The Department delivers poverty-reduction budget support to Ethiopia, Ghana, Malawi, Mozambique, Rwanda, Sierra Leone, Tanzania, Uganda, Zambia, India, Nepal, Pakistan, Vietnam and Nicaragua. Poverty-reduction budget support is aid given to a partner Government to support poverty-reduction programmes, and is spent with the use of the Government’s financial management procurement and accountability systems.
It is good news that the Department is being given more money, but it is important to ensure that that money is spent in the best possible way. Is the Secretary of State aware of the World Bank’s assertion that the outcomes of some 90 per cent. of budget support are never audited, which means that we do not know the extent of its effectiveness? Is it not time for an independent and impartial body to monitor and assess the outcomes, as has been suggested by my hon. Friends on the Opposition Front Bench?
I am grateful to the hon. Gentleman, who brings real expertise to this issue, not least because of his service on the International Development Committee.
The Independent Advisory Committee on Development Impact is due to hold its first meeting in just over six weeks’ time, and I believe that that will give the hon. Gentleman some confidence that we take the issue seriously. It is also important to recognise the steps that we are taking on budget support in particular. The Department always conducts a fiduciary risk assessment before entering into budget support, we monitor performance regularly, additional assurance is provided by the internal audit department, and we undertake annual reporting which provides oversight through its corporate reporting and auditing mechanisms.

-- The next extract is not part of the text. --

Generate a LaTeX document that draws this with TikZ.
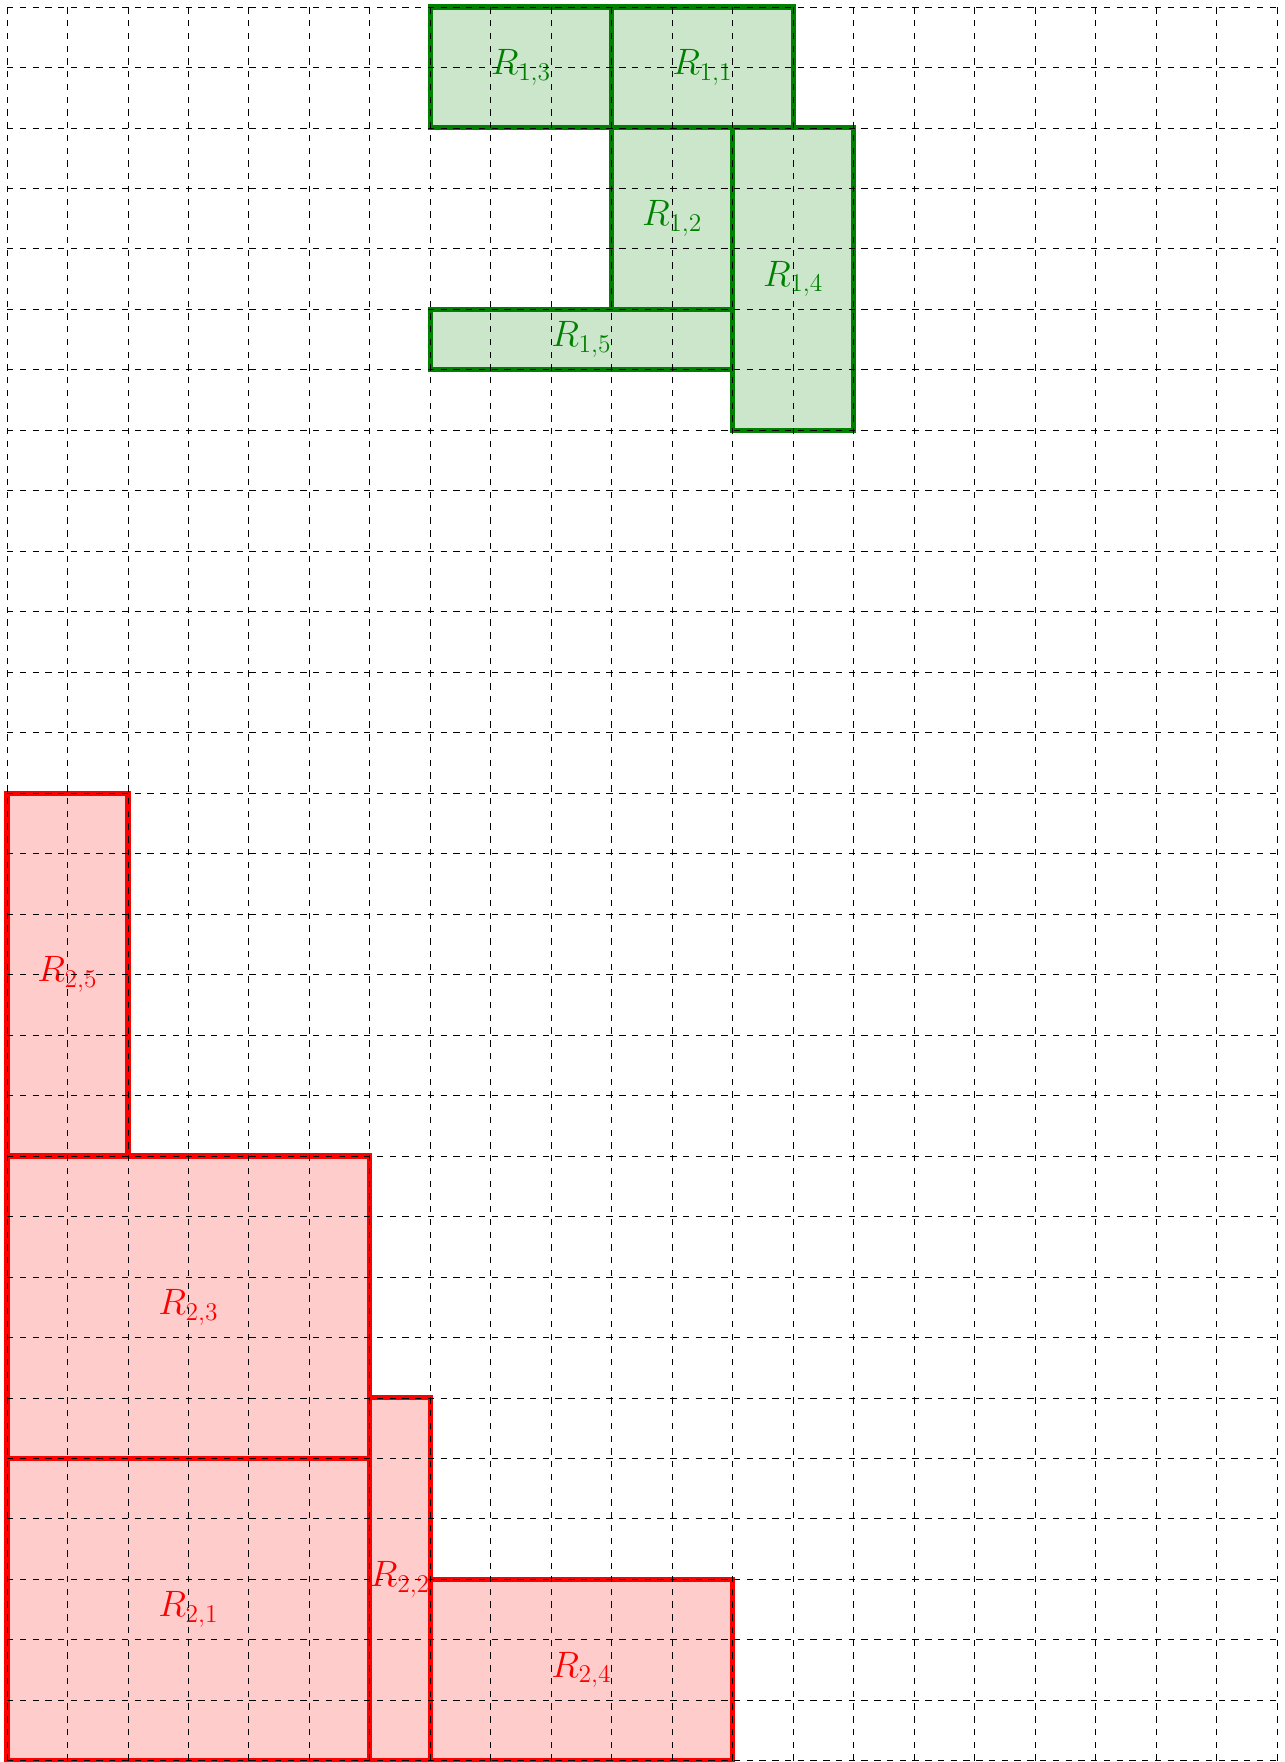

What funding, if any—direct or indirect, through international monetary funds—is given to the Sudanese Government? If there is such funding, direct or indirect, would my right hon. Friend consider withholding it until such time as the Sudanese Government act in accord with international law, in the context of civil conflict and more importantly and urgently in the context of attempts to bring a cessation to the abomination of human rights abuse in that country?
I find myself in sympathy with my hon. Friend, both because of the longer-term challenge of making progress with the comprehensive peace agreement in relation to the north-south conflict in Sudan and because of the pressing challenge of the humanitarian crisis in the Darfur region. We do give considerable humanitarian assistance to the people of Sudan. I recently visited the al-Salam camp in el-Fasher in northern Darfur and saw, for example, the hugely important work undertaken by Oxfam, a British charity, in providing water and sanitation in the camps.
As well as the humanitarian work that we are doing, there is an important diplomatic dialogue with the Government of Sudan, so that—along with signatories and non-signatories to the Darfur peace agreement—they are clear about their responsibilities. Those responsibilities include an immediate ceasefire, a cessation of aerial bombing and the facilitation of talks between all parties in important talks at the end of this month.
Will the Secretary of State acknowledge that budget support is an extremely important instrument for building the capacity of recipient countries, provided that strict criteria apply? Is he satisfied with recent developments in Uganda and Ethiopia which led to a cut in budget support, and does he feel that their Governments’ attitude to the opposition justifies the reinstatement at this stage?
I defer to the right hon. Gentleman’s expertise, given his examination of the issues in the Select Committee, but the fact that in certain circumstances—for example, the political crisis in Ethiopia—we are prepared to withhold elements of budget support testifies to the fact that we monitor extremely carefully the circumstances in which it is appropriate for funds to flow directly through Government systems.
That being said, I find myself in full agreement with the right hon. Gentleman’s observation about budget support. It is certainly pioneering. At times it involves risks which must be judged very carefully, but it can clearly develop a sustainable means by which countries can help themselves to emerge from poverty rather than finding themselves dealing with innumerable international donors with whom, in many cases, their Governments lack the capacity to engage effectively.
In circumstances where general budget support has been cut, as in Ethiopia, will my right hon. Friend consider very carefully other means of delivering assistance, so that we can help the poorest people in the poorest countries?
I can give my right hon. Friend exactly the assurance that he seeks. Budget support for Ethiopia was withheld in response to the political crisis in 2005, but we do not want the poor to suffer in Ethiopia as a consequence of the actions of Government. That is why, through the protection of basic services programme, we have continued to support development efforts in Ethiopia. In the last year alone, 1.2 million more children attended primary school. Over 70 per cent. of Ethiopia’s children are now in school, and all households in malaria areas will have insecticide-treated bed nets by the end of this year. Those are just two examples of our continuing commitment to the people of Ethiopia.